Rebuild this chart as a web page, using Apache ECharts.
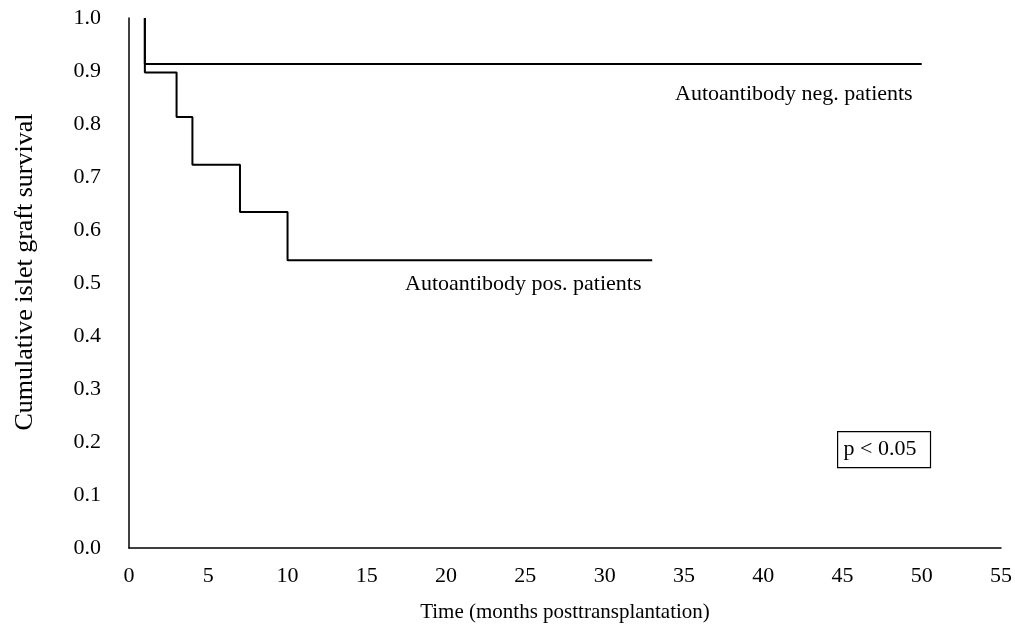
<!DOCTYPE html>
<html lang="en">
<head>
    <meta charset="UTF-8">
    <title>Islet graft survival</title>
    <script src="https://cdn.jsdelivr.net/npm/echarts@6/dist/echarts.min.js"></script>
    <style>
        html, body { margin: 0; padding: 0; background: #fff; }
        #chart { width: 1015px; height: 635px; }
    </style>
</head>
<body>
<div id="chart"></div>
<script>
    // ------------------------- data -------------------------
    const xTicks = [0, 5, 10, 15, 20, 25, 30, 35, 40, 45, 50, 55];
    const yTicks = [0, 0.1, 0.2, 0.3, 0.4, 0.5, 0.6, 0.7, 0.8, 0.9, 1.0];

    // event times (months) and survival after each event, step drawn at end
    const negTimes = [1, 1, 50];
    const negSurvival = [1.0, 0.913, 0.913];

    const posTimes = [1, 1, 3, 4, 7, 10, 33];
    const posSurvival = [1.0, 0.897, 0.813, 0.723, 0.634, 0.543, 0.543];

    const fontSerif = '"Liberation Serif", "DejaVu Serif", serif';

    const chart = echarts.init(document.getElementById('chart'));

    const option = {
        animation: false,
        backgroundColor: '#fff',
        grid: { left: 129, right: 12, top: 18, bottom: 87 },
        xAxis: {
            type: 'value',
            min: 0,
            max: 55,
            interval: 5,
            name: 'Time (months posttransplantation)',
            nameLocation: 'middle',
            nameGap: 54,
            nameTextStyle: { fontFamily: fontSerif, fontSize: 21, color: '#000' },
            axisLine: { lineStyle: { color: '#000', width: 1.5 } },
            axisTick: { show: false },
            splitLine: { show: false },
            axisLabel: {
                margin: 17,
                fontFamily: fontSerif, fontSize: 22, color: '#000',
                formatter: v => xTicks.includes(v) ? String(v) : ''
            }
        },
        yAxis: {
            type: 'value',
            min: 0,
            max: 1,
            interval: 0.1,
            name: 'Cumulative islet graft survival',
            nameLocation: 'middle',
            nameGap: 91,
            nameTextStyle: {
                fontFamily: fontSerif, fontSize: 26, color: '#000',
                padding: [0, 0, 0, 22]   // nudges the title slightly upward
            },
            axisLine: { show: true, lineStyle: { color: '#000', width: 1.5 } },
            axisTick: { show: false },
            splitLine: { show: false },
            axisLabel: {
                margin: 28,
                fontFamily: fontSerif, fontSize: 22, color: '#000',
                formatter: v => {
                    const t = yTicks.find(y => Math.abs(y - v) < 1e-6);
                    return t === undefined ? '' : t.toFixed(1);
                }
            }
        },
        series: [
            {
                name: 'Autoantibody neg. patients',
                type: 'line',
                step: 'end',
                symbol: 'none',
                lineStyle: { color: '#000', width: 2 },
                data: negTimes.map((t, i) => [t, negSurvival[i]])
            },
            {
                name: 'Autoantibody pos. patients',
                type: 'line',
                step: 'end',
                symbol: 'none',
                lineStyle: { color: '#000', width: 2 },
                data: posTimes.map((t, i) => [t, posSurvival[i]])
            }
        ],
        graphic: [
            {
                type: 'text',
                left: 675, top: 83,
                style: { text: 'Autoantibody neg. patients', font: '22px ' + fontSerif, fill: '#000' }
            },
            {
                type: 'text',
                left: 405, top: 273,
                style: { text: 'Autoantibody pos. patients', font: '22px ' + fontSerif, fill: '#000' }
            },
            {
                type: 'text',
                left: 837, top: 431,
                style: {
                    text: 'p < 0.05',
                    font: '22px ' + fontSerif,
                    fill: '#000',
                    padding: [7, 14, 7, 6],
                    borderColor: '#000',
                    borderWidth: 1.2
                }
            }
        ]
    };

    chart.setOption(option);
</script>
</body>
</html>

(WHAT THIS TASK INVOLVES):
Write the listing above out again exactly, dropping each image.

(ANSWER FOR THIS EXERCISE):
Rebuild this chart as a web page, using Apache ECharts.
<!DOCTYPE html>
<html lang="en">
<head>
    <meta charset="UTF-8">
    <title>Islet graft survival</title>
    <script src="https://cdn.jsdelivr.net/npm/echarts@6/dist/echarts.min.js"></script>
    <style>
        html, body { margin: 0; padding: 0; background: #fff; }
        #chart { width: 1015px; height: 635px; }
    </style>
</head>
<body>
<div id="chart"></div>
<script>
    // ------------------------- data -------------------------
    const xTicks = [0, 5, 10, 15, 20, 25, 30, 35, 40, 45, 50, 55];
    const yTicks = [0, 0.1, 0.2, 0.3, 0.4, 0.5, 0.6, 0.7, 0.8, 0.9, 1.0];

    // event times (months) and survival after each event, step drawn at end
    const negTimes = [1, 1, 50];
    const negSurvival = [1.0, 0.913, 0.913];

    const posTimes = [1, 1, 3, 4, 7, 10, 33];
    const posSurvival = [1.0, 0.897, 0.813, 0.723, 0.634, 0.543, 0.543];

    const fontSerif = '"Liberation Serif", "DejaVu Serif", serif';

    const chart = echarts.init(document.getElementById('chart'));

    const option = {
        animation: false,
        backgroundColor: '#fff',
        grid: { left: 129, right: 12, top: 18, bottom: 87 },
        xAxis: {
            type: 'value',
            min: 0,
            max: 55,
            interval: 5,
            name: 'Time (months posttransplantation)',
            nameLocation: 'middle',
            nameGap: 54,
            nameTextStyle: { fontFamily: fontSerif, fontSize: 21, color: '#000' },
            axisLine: { lineStyle: { color: '#000', width: 1.5 } },
            axisTick: { show: false },
            splitLine: { show: false },
            axisLabel: {
                margin: 17,
                fontFamily: fontSerif, fontSize: 22, color: '#000',
                formatter: v => xTicks.includes(v) ? String(v) : ''
            }
        },
        yAxis: {
            type: 'value',
            min: 0,
            max: 1,
            interval: 0.1,
            name: 'Cumulative islet graft survival',
            nameLocation: 'middle',
            nameGap: 91,
            nameTextStyle: {
                fontFamily: fontSerif, fontSize: 26, color: '#000',
                padding: [0, 0, 0, 22]   // nudges the title slightly upward
            },
            axisLine: { show: true, lineStyle: { color: '#000', width: 1.5 } },
            axisTick: { show: false },
            splitLine: { show: false },
            axisLabel: {
                margin: 28,
                fontFamily: fontSerif, fontSize: 22, color: '#000',
                formatter: v => {
                    const t = yTicks.find(y => Math.abs(y - v) < 1e-6);
                    return t === undefined ? '' : t.toFixed(1);
                }
            }
        },
        series: [
            {
                name: 'Autoantibody neg. patients',
                type: 'line',
                step: 'end',
                symbol: 'none',
                lineStyle: { color: '#000', width: 2 },
                data: negTimes.map((t, i) => [t, negSurvival[i]])
            },
            {
                name: 'Autoantibody pos. patients',
                type: 'line',
                step: 'end',
                symbol: 'none',
                lineStyle: { color: '#000', width: 2 },
                data: posTimes.map((t, i) => [t, posSurvival[i]])
            }
        ],
        graphic: [
            {
                type: 'text',
                left: 675, top: 83,
                style: { text: 'Autoantibody neg. patients', font: '22px ' + fontSerif, fill: '#000' }
            },
            {
                type: 'text',
                left: 405, top: 273,
                style: { text: 'Autoantibody pos. patients', font: '22px ' + fontSerif, fill: '#000' }
            },
            {
                type: 'text',
                left: 837, top: 431,
                style: {
                    text: 'p < 0.05',
                    font: '22px ' + fontSerif,
                    fill: '#000',
                    padding: [7, 14, 7, 6],
                    borderColor: '#000',
                    borderWidth: 1.2
                }
            }
        ]
    };

    chart.setOption(option);
</script>
</body>
</html>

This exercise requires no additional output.